Sunday, February 5, 2012

Attempt on winter ascent of Swiss Arête

After spending too many weekends cragging at Joshua Tree, Patrick and I decided to take our trad skills to the high peaks. A winter ascent of Swiss Arete on Mt. Sill seemed a natural choice - cold, relatively remote and a beautiful way to summit an amazing peak. This had been a low snow year, and I had done the route 2 years ago with Hamik (it was my first multi-pitch alpine route then, or maybe second if I include the club's trip to Chimney Variation on U-Notch/North Palisade in winter earlier that year). From 2, we quickly became 5: Patrick, me, Jon, Josh and Tucker.

This was a fun weekend, pretty much alone in the Palisades, except Vitaliy M.'s 2-person team climbing the L-couloir on Sill. However we failed to achieve our objective by far. This was mostly due to a general lack of seriousness on the team's part given how hard the objective was. A successful winter attempt on Swiss Arete warranted an expeditionary mindset, which we clearly lacked. That said, it was still relieving to actually get out there and spend time with good friends in a very beautiful area.

We did not leave Pasadena until 8PM or later on Thursday 2nd Feb, reaching TH at 1:30 AM or some ridiculous hour like that (the plan was to leave Pasadena at 6.30PM.) After very poor quality sleep, we took >2 hours to get ready, and we did not leave the TH (7800 feet) until 9.15 AM. We set camp at Sam Mack Meadow (11,100 feet) at 5.30PM. The last 200 vertical feet took more than an hour. Our original plan involved taking the gully above Third Lake to directly reach Gayley Camp, but that gully looked quite rocky in parts. So we did not take it. Turned out the alternative of going to Sam Mack and then taking the use trail to Gayley Camp is much longer.

We did not carry snowshoes, and post-holed extensively in the slopes leading up to Sam Mack Meadow. This was a major mistake as the only other team in the area which did have snowshoes seems to have post-holed 0 to minimal and made it up to Gayley Camp first day itself. Vitaliy, who left that morning before us, knew from his friends that the current conditions warranted snowshoes. Note to self: ALWAYS carry snowshoes to trailhead if there is any chance of snow.

Next morning we woke up at 3 AM (after a semi-awake few hours). We left camp at 4:10AM. We followed Vitaliy M and Bryan's snowshoe tracks from the previous day that took us to Gayley Camp. This was not as easy as we had thought it would be, and almost all of us felt either the altitude (leading to slowness) or the cold. Patrick was way stronger than the rest of us on this entire trip, and somehow managed to make no big deal of any of the post-holing. Tucker had fell sick so he stayed at Sam Mack camp.

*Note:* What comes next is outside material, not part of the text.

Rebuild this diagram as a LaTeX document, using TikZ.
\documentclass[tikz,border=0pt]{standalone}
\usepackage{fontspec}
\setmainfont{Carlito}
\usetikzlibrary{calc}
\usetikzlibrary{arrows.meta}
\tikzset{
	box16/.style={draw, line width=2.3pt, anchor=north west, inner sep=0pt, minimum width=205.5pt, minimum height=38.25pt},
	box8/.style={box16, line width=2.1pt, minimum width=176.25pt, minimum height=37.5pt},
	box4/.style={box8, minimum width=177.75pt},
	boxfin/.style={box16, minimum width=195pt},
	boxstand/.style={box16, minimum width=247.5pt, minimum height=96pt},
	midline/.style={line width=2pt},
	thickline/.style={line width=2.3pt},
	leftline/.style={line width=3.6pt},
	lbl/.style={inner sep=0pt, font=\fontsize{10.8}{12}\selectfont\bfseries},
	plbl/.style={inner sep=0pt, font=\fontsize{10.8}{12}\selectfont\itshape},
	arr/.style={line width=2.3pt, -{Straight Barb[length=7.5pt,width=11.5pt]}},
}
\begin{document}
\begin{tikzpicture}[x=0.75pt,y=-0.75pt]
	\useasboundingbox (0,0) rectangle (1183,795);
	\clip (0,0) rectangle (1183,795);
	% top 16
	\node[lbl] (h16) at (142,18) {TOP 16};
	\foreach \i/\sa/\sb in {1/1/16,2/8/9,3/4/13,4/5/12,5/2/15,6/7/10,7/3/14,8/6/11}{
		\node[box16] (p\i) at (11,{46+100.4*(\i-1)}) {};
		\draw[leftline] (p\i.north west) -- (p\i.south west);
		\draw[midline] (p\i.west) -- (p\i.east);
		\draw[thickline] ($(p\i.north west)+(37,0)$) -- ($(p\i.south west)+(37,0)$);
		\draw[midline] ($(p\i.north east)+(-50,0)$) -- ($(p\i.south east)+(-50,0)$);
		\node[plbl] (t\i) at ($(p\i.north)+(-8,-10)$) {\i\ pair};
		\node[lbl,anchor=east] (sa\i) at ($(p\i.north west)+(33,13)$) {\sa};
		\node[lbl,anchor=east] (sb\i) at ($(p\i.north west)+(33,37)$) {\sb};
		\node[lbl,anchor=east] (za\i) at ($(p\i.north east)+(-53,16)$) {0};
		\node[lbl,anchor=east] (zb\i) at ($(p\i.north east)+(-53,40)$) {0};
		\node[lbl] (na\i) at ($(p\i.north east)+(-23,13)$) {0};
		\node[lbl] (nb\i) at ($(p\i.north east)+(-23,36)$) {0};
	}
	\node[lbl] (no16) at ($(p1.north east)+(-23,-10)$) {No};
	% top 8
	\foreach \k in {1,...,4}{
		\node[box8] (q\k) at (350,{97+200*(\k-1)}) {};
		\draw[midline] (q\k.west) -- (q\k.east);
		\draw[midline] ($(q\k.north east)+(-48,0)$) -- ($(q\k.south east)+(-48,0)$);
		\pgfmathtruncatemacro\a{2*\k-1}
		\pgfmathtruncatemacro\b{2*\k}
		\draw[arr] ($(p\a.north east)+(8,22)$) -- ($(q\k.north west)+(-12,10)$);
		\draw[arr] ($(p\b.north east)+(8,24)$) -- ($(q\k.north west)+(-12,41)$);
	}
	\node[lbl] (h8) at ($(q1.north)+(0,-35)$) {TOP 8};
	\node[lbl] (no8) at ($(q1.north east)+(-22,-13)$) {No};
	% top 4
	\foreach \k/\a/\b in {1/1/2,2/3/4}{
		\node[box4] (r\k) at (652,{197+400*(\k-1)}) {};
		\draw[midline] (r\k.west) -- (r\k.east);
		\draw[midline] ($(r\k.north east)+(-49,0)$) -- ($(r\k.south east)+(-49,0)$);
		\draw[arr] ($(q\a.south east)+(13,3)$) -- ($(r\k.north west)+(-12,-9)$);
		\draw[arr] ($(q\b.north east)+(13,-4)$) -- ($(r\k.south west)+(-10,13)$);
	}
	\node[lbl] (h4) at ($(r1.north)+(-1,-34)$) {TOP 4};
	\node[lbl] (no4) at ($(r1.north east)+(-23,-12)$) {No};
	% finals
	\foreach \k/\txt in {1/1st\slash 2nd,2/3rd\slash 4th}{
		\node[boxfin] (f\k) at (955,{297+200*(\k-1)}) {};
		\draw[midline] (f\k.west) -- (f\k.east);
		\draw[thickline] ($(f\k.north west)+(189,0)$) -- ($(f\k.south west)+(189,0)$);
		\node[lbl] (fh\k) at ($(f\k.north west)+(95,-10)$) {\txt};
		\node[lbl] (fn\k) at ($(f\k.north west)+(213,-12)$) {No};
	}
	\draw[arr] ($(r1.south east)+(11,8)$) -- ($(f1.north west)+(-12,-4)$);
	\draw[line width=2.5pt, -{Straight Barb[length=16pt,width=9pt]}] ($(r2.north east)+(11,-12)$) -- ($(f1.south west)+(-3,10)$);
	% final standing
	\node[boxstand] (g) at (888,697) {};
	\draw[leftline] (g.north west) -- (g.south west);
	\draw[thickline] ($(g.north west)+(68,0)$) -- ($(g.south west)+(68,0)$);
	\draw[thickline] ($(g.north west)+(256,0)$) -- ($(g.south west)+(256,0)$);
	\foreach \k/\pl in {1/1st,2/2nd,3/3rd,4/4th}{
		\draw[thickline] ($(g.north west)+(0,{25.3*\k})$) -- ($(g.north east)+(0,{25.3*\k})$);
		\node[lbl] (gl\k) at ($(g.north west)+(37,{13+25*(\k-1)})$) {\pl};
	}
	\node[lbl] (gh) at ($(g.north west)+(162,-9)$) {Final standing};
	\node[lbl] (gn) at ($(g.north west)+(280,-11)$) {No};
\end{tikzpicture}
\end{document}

The combination of lack of sleep for 2 nights, and extensive post-holing with a heavy pack on the approach, had left me very demoralized. I just could not bring my spirits up - even with the sights of my favorite peaks Gayley, the Palisades and Winchell, all glowing bright in the Sierra alpenglow. Vitaliy's headlamps, that we could earlier see in the L-couloir, had now disappeared. At around 7 AM, at around 12500 feet, in full view of the Palisade glacier and the Swiss Arete now coming into sun, I simply gave up.

I told my partners Josh and Patrick that I would be a liability if I continued further with them. Patrick at this time was feeling cold in his toes and fingers, and my giving up was the proverbial last nail in the coffin for our Swiss Arete attempt. Patrick felt he was not comfortable leading 5 pitches at 13000 feet all on his own.

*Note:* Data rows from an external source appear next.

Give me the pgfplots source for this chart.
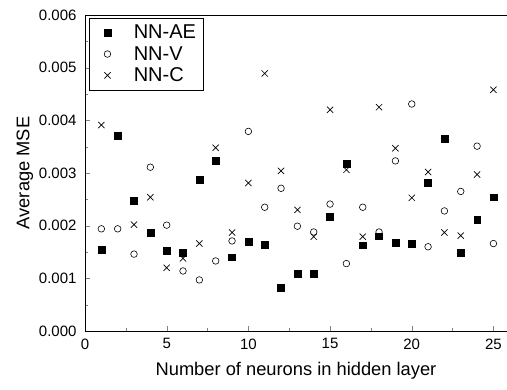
\documentclass[border=0pt]{standalone}
\usepackage{pgfplots}
\pgfplotsset{compat=1.18}
\usepackage{fontspec}
\setmainfont{Liberation Sans}
\newcommand{\lf}{\fontsize{20}{22}\selectfont}
\begin{document}
\begin{tikzpicture}
\begin{axis}[
  scale only axis, width=422pt, height=316pt,
  xmin=0, xmax=25.83, ymin=0, ymax=0.006,
  xtick={0,5,10,15,20,25}, ytick={0,0.001,0.002,0.003,0.004,0.005,0.006},
  minor x tick num=1, minor y tick num=1,
  xtick pos=bottom, ytick pos=left,
  tick align=inside,
  major tick length=5pt, minor tick length=3pt,
  scaled y ticks=false,
  yticklabel style={/pgf/number format/fixed,/pgf/number format/fixed zerofill,/pgf/number format/precision=3, xshift=-5pt},
  xticklabel style={yshift=-4pt},
  /pgf/number format/assume math mode=true,
  ticklabel style={font=\fontsize{15}{18}\selectfont},
  xlabel={Number of neurons in hidden layer},
  ylabel={Average MSE},
  label style={font=\fontsize{18.3}{21}\selectfont},
  xlabel style={yshift=-6pt},
  ylabel style={yshift=-1pt},
  legend image code/.code={\path (0pt,0pt) (36pt,0pt); \draw[#1] plot coordinates {(13pt,0pt)};},
  legend style={at={(0.009,0.991)}, anchor=north west, font=\lf,
    draw=black, line width=0.6pt, row sep=2pt, column sep=1pt, inner xsep=5pt, inner ysep=5pt},
  legend cell align=left,
  axis line style={line width=0.7pt},
]
\addplot[only marks, mark=square*, mark size=3.4pt, black] coordinates {
(1,0.00155)(2,0.00371)(3,0.00247)(4,0.00187)(5,0.00152)(6,0.00149)(7,0.00287)(8,0.00323)(9,0.00140)(10,0.00169)(11,0.00164)(12,0.00082)(13,0.00109)(14,0.00109)(15,0.00217)(16,0.00318)(17,0.00163)(18,0.00180)(19,0.00167)(20,0.00166)(21,0.00281)(22,0.00365)(23,0.00149)(24,0.00211)(25,0.00254)
};
\addlegendentry{NN-AE}
\addplot[only marks, mark=o, mark size=3.3pt, black, line width=0.6pt] coordinates {
(1,0.00194)(2,0.00194)(3,0.00146)(4,0.00311)(5,0.00201)(6,0.00114)(7,0.00097)(8,0.00133)(9,0.00171)(10,0.00379)(11,0.00235)(12,0.00271)(13,0.00199)(14,0.00188)(15,0.00241)(16,0.00128)(17,0.00235)(18,0.00188)(19,0.00323)(20,0.00431)(21,0.00160)(22,0.00228)(23,0.00265)(24,0.00351)(25,0.00166)
};
\addlegendentry{NN-V}
\addplot[only marks, mark=x, mark size=4.4pt, black, line width=0.7pt] coordinates {
(1,0.00391)(2,0.00372)(3,0.00202)(4,0.00254)(5,0.00120)(6,0.00138)(7,0.00166)(8,0.00348)(9,0.00187)(10,0.00281)(11,0.00489)(12,0.00304)(13,0.00230)(14,0.00179)(15,0.00420)(16,0.00306)(17,0.00179)(18,0.00425)(19,0.00347)(20,0.00253)(21,0.00302)(22,0.00187)(23,0.00181)(24,0.00297)(25,0.00458)
};
\addlegendentry{NN-C}
\end{axis}
\pgfresetboundingbox
\path (-85pt,-58pt) rectangle (422pt,331pt);
\end{tikzpicture}
\end{document}
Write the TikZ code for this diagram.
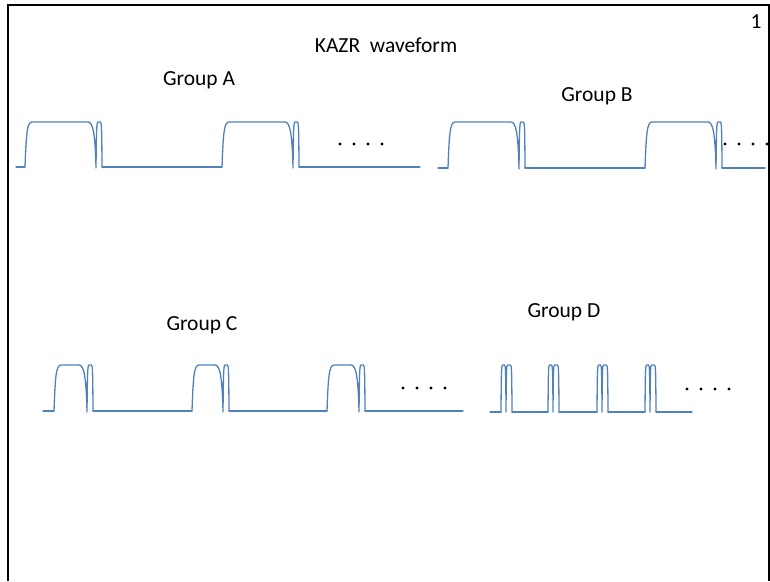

Jon soon joined us, after taking what he called "the biggest dump known to man-kind" (speaking of which, I have always wondered, why is it called take and not give. But I digress.) My low morale had diffused into Patrick, and both of us simply decided to walk back to camp.

Jon and Josh still seemed charged. They switched the objective to Mt. Gayley, and possibly some ice-climbing on the glacier. The latter was promptly dropped since we did not have stuff for an ice anchor. However as we realised later, they could not make it up to even Glacier Notch because of the snow quality and tiredness.

All of us then hiked out. At 5 PM, the TH was still around 20F cold, as per the car thermometer. The donut shop in Lone Pine was a natural destination now. A voluminous 2-scooped hot fudge sundae and some strange groovy MTV videos made me feel a bit better. Patrick drove all the way to Pasadena, the champion of late night post-climb driving that he is. Somehow, this time on the drive back he did not play Mountain Goats' "Ezekiel 7 and The Permanent Efficacy of Grace".

I read this once (perhaps in Andrew Lindblade's book "Expeditions", not sure), that there are 3 requirements from any expedition - come back alive, still friends with your partners, and successful, in that order. I guess we did succeed in 2 out of 3. What makes me particularly sad is that we could have had the 3rd too, if we did a 3-day trip instead of 2, carried snowshoes and in general been a little more careful about the planning.